--- START Records for the task ---
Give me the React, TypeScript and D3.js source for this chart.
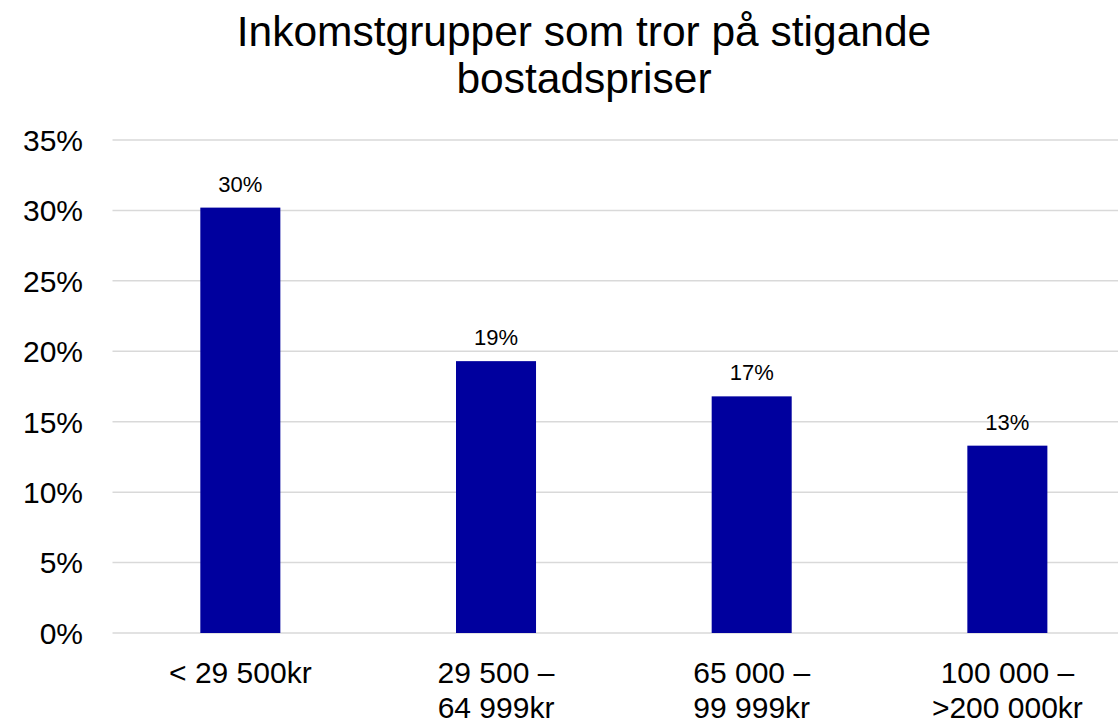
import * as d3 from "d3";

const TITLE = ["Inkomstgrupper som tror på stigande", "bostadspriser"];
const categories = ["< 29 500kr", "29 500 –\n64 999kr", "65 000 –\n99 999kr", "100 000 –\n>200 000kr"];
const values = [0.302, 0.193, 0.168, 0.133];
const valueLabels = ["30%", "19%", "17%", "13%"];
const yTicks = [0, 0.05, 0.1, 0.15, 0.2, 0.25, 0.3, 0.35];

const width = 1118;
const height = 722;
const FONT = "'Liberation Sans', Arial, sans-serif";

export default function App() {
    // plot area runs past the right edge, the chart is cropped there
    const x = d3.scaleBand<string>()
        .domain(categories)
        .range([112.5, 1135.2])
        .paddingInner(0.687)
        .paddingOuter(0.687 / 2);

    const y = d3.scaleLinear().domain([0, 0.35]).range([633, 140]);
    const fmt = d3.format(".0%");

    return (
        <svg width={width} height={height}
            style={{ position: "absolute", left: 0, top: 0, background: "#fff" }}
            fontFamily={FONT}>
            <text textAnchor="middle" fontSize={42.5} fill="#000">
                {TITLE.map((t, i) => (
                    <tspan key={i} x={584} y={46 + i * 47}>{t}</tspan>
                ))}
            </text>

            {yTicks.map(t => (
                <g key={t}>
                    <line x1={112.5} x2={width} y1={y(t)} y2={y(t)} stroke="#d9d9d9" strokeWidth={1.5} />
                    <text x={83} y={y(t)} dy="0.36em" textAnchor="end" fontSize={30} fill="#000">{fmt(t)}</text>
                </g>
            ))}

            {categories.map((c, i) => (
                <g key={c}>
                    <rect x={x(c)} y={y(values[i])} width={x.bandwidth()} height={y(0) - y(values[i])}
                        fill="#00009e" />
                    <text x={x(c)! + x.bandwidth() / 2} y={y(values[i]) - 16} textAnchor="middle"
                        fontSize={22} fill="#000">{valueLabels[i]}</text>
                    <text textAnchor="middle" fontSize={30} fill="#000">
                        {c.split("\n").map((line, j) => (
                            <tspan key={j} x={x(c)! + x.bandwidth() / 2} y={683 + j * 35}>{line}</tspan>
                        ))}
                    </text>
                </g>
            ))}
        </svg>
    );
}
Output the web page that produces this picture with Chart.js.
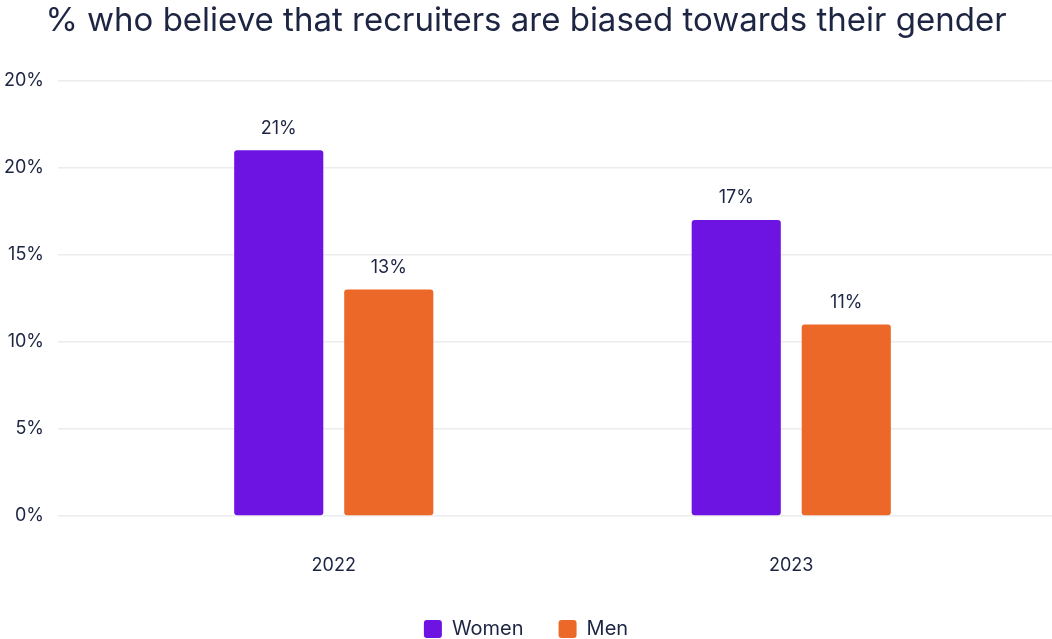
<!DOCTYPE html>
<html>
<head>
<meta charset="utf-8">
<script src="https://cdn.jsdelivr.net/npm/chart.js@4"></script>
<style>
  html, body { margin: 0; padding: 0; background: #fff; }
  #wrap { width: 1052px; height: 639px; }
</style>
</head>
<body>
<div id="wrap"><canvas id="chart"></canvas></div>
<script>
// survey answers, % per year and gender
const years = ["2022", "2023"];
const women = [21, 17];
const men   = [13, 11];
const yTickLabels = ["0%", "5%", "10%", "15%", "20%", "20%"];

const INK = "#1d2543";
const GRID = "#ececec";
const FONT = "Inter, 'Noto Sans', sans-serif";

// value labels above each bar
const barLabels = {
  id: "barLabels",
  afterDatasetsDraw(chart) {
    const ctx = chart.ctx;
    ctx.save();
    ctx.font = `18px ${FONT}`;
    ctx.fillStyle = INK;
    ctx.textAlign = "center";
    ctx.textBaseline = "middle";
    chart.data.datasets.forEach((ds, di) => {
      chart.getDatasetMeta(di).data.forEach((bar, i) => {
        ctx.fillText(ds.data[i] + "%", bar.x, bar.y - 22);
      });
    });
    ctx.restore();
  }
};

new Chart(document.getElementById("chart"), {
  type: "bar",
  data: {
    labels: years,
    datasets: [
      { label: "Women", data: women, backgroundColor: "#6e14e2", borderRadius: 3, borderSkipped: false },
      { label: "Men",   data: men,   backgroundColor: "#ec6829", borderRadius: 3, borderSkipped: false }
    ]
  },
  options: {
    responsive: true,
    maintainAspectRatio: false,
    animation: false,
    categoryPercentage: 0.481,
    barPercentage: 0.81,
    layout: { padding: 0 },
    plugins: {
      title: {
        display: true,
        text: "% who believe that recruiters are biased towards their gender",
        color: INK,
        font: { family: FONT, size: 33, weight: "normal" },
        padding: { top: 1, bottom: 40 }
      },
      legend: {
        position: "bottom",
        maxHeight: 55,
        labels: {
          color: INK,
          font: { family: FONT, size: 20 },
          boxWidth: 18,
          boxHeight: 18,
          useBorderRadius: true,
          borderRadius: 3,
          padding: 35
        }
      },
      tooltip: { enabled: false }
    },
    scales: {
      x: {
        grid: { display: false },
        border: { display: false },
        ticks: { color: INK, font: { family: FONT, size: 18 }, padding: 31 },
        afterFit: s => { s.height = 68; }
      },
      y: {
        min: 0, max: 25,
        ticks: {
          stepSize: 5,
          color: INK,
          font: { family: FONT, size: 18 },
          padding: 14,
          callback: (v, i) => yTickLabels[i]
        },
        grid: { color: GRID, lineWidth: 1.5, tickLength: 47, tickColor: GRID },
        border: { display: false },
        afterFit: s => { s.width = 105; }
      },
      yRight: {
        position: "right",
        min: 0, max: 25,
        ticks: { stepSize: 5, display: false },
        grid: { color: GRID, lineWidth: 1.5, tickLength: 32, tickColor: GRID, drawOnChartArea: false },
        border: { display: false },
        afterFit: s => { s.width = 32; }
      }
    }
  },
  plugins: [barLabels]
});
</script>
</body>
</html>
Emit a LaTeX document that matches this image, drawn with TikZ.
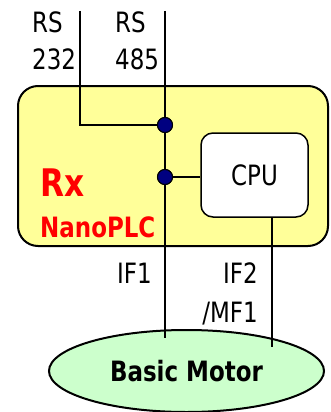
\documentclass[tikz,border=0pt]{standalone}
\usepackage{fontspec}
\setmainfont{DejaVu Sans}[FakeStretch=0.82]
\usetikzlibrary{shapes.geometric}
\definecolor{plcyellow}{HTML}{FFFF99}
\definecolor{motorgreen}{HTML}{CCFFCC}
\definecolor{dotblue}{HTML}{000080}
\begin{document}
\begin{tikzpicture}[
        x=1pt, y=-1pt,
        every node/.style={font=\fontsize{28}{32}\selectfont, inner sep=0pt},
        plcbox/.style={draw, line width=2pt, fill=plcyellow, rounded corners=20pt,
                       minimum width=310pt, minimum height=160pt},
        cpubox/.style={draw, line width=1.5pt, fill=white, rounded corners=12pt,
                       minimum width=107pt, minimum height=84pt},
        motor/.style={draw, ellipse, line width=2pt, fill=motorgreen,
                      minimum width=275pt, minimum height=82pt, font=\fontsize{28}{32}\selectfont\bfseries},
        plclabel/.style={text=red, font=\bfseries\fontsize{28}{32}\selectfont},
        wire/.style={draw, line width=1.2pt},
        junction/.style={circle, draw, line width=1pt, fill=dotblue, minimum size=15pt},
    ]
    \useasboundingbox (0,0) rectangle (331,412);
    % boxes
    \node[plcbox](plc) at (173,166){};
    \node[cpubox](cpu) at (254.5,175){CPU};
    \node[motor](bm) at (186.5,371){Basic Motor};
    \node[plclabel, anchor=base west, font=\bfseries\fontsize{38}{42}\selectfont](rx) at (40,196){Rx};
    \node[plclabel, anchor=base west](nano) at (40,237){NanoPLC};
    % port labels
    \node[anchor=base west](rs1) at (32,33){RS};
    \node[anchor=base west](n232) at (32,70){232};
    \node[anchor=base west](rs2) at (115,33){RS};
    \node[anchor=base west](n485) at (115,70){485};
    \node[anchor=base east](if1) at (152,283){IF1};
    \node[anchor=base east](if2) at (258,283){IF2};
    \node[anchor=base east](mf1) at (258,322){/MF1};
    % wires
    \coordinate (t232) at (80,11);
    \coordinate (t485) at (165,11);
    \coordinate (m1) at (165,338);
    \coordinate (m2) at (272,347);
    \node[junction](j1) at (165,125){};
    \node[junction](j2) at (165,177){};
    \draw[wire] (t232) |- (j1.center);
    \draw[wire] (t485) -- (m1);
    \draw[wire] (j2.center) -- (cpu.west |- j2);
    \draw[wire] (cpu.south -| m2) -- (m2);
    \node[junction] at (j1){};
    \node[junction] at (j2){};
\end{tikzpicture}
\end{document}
--- END Records for the task ---
## Written problem
Pick out each line containing "with" and report it.

## Output for this task
Output the web page that produces this picture with Chart.js.
Emit a LaTeX document that matches this image, drawn with TikZ.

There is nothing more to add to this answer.